BEKASI (Arrahmah.com) – Stigma dan tudingan radikalisme kepada media-media Islam dibantah oleh Shodiq Ramadhan, Sekretaris Umum Forum Jurnalis Muslim (Forjim) saat menjadi narasumber pada diskusi “Peran Media Dakwah Membendung Paham/Gerakan Radikalisme di STMIK Bani Saleh Kota Bekasi, Jawa Barat yang diselenggarakan oleh Lembaga Pengembangan Kemandirian Nasional (LPKN) berkerjasama dengan Radio Dakta 107 FM, Kamis (27/4/2017)
“Radikalisme itu muncul karena ketidakadilan yang dilakukan pemerintah. Ketidakadilan di bidang hukum, sosial, politik maupun ekonomi,” kata Shodiq.
Dia mencontohkan apa yang terjadi baru-baru ini dalam penegakan hukum. Pada kasus penistaan agama yang dilakukan Basuki Tjahaja Purnama alias Ahok, penegakan hukum tumpul. Ahok sama sekali tidak dipenjara. Sementara dalam kasus dugaan makar yang dituduh kepada KH Muhammad Al Khaththath, Sekjen FUI, penegakan hukum langsung tajam. Kyai Al Khaththath dipenjara hingga kini belum dibebaskan.
“Masih banyak contoh ketidakadilan yang dilakukan pemerintah yang menyebabkan tak sedikit masyarakat melakukan perlawanan,” tegas Shodiq.
Sementara pembicara lainnya, Mustofa Nahrawardaya, Pengurus Majelis Pustaka dan Informasi PP Muhammadiyah mengungkapkan bahwa selama ini tidak ada kesepakatan terkait definisi radikalisme.
“Orang yang memahami Islam secara paripurna adalah radikal. Apakah radikal itu diukur dari pemahaman nya atau perilaku melakukan kekerasan? Selama ini tidak ada kejelasan,” ungkapnya.
Selama ini, stigma radikal selalu disematkan kepada kelompok-kelompok Islam.
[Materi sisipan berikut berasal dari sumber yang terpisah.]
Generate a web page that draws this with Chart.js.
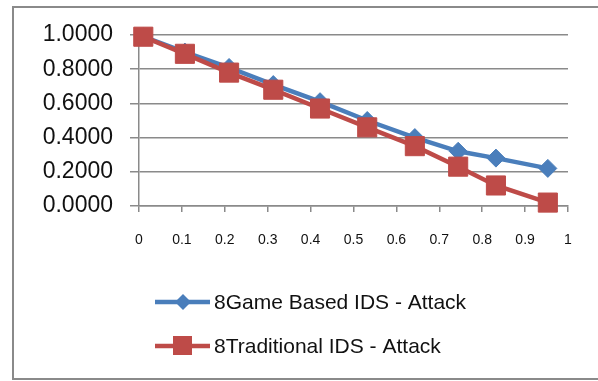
<!DOCTYPE html>
<html>
<head>
<meta charset="utf-8">
<script src="https://cdn.jsdelivr.net/npm/chart.js@4/dist/chart.umd.min.js"></script>
<style>
  html, body { margin: 0; padding: 0; background: #fff; }
  #wrap { width: 598px; height: 381px; }
</style>
</head>
<body>
<div id="wrap"><canvas id="myChart" width="598" height="381"></canvas></div>
<script>
// x positions of the points
const xValues = [0.01, 0.107, 0.21, 0.313, 0.422, 0.532, 0.643, 0.744, 0.832, 0.953];
const gameBased = [0.99, 0.90, 0.81, 0.71, 0.61, 0.50, 0.40, 0.32, 0.28, 0.22];
const traditional = [0.99, 0.89, 0.78, 0.68, 0.57, 0.46, 0.35, 0.23, 0.12, 0.02];
const seriesNames = ['8Game Based IDS - Attack', '8Traditional IDS - Attack'];

const BLUE = '#4a7ebb';
const RED = '#be4b48';
const GRID = '#8a8a8a';

function toPoints(ys) {
	return ys.map((y, i) => ({ x: xValues[i], y: y }));
}

// outer frame + legend drawn by hand (line with marker, like Excel)
const framePlugin = {
	id: 'frame',
	beforeDraw(chart) {
		const ctx = chart.ctx;
		ctx.save();
		ctx.fillStyle = '#fff';
		ctx.fillRect(0, 0, chart.width, chart.height);
		ctx.strokeStyle = GRID;
		ctx.lineWidth = 2;
		ctx.strokeRect(13, 7, chart.width + 10, 372);
		ctx.restore();
	},
	afterDraw(chart) {
		const ctx = chart.ctx;
		const rows = [302, 346];
		ctx.save();
		chart.data.datasets.forEach((ds, i) => {
			const y = rows[i];
			ctx.strokeStyle = ds.borderColor;
			ctx.lineWidth = 4.5;
			ctx.beginPath();
			ctx.moveTo(155, y);
			ctx.lineTo(210, y);
			ctx.stroke();
			ctx.fillStyle = ds.backgroundColor;
			ctx.beginPath();
			if (ds.pointStyle === 'rect') {
				ctx.rect(173, y - 10, 19, 19);
			} else {
				ctx.moveTo(183, y - 8);
				ctx.lineTo(191, y);
				ctx.lineTo(183, y + 8);
				ctx.lineTo(175, y);
				ctx.closePath();
			}
			ctx.fill();
			ctx.fillStyle = '#111';
			ctx.font = '21px "Liberation Sans", Arial, sans-serif';
			ctx.textBaseline = 'middle';
			ctx.textAlign = 'left';
			ctx.fillText(ds.label, 214, y + 1);
		});
		ctx.restore();
	}
};

const ctx = document.getElementById('myChart');
const myChart = new Chart(ctx, {
	type: 'scatter',
	data: {
		datasets: [
			{
				label: seriesNames[0],
				data: toPoints(gameBased),
				showLine: true,
				clip: false,
				borderColor: BLUE,
				backgroundColor: BLUE,
				borderWidth: 4.5,
				pointStyle: 'rectRot',
				pointRadius: 9,
				pointBorderWidth: 1,
				order: 1,
			},
			{
				label: seriesNames[1],
				data: toPoints(traditional),
				showLine: true,
				clip: false,
				borderColor: RED,
				backgroundColor: RED,
				borderWidth: 4.5,
				pointStyle: 'rect',
				pointRadius: 13.5,
				pointBorderWidth: 1,
				order: 0,
			},
		],
	},
	options: {
		responsive: false,
		animation: false,
		events: [],
		layout: {
			padding: { left: 12, right: 30, top: 35, bottom: 130 },
		},
		plugins: {
			legend: { display: false },
			tooltip: { enabled: false },
		},
		scales: {
			x: {
				type: 'linear',
				min: 0,
				max: 1,
				afterFit(scale) { scale.height = 45; },
				border: { color: GRID, width: 1.5 },
				grid: { drawOnChartArea: false, drawTicks: true, tickLength: 6, color: GRID, lineWidth: 1.5 },
				ticks: {
					stepSize: 0.1,
					padding: 20,
					color: '#111',
					font: { family: '"Liberation Sans", Arial, sans-serif', size: 14 },
					maxRotation: 0,
					callback: (v) => String(Math.round(v * 10) / 10),
				},
			},
			y: {
				min: 0,
				max: 1,
				afterFit(scale) { scale.width = 127; },
				border: { color: GRID, width: 1.5 },
				grid: { color: GRID, lineWidth: 1.5, tickLength: 9 },
				ticks: {
					stepSize: 0.2,
					padding: 17,
					color: '#111',
					font: { family: '"Liberation Sans", Arial, sans-serif', size: 23 },
					callback: (v) => v.toFixed(4),
				},
			},
		},
	},
	plugins: [framePlugin],
});
</script>
</body>
</html>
Media mainstream dinilai Mustofa memiliki kontribusi yang kuat dalam penyebaran definisi radikalisme yang keliru.
“Dari hasil riset yang saya lakukan, 88 persen masyarakat meyakini jika media mainstream memiliki kontribusi menyebarkan definisi radikalisme yang salah kaprah,” ujar Mustofa.
Sebetulnya, kata Mustofa, fenomena radikalisme ini bisa diminimalisir jika keadilan ditegakkan. “Radikalisme dengan sendirinya akan hilang jika keadilan ditegakkan,” tegas Mustofa.
Tak bisa dipungkiri memang, saat ini ada gejolak radikalisme dan terorisme memanfatkan situasi politik dalam negeri. Misalnya pada event tahunan hari buruh nasional pada 1 Mei 2017. Kelompok yang ingin mengacaukan negara juga saat ini sangat memungkinkan masuk sebagai penumpang gelap dalam aksi buruh nanti. Sehingga nama kelompok buruh akan tercoreng dan kemurnian suara buruh ikut ternodai.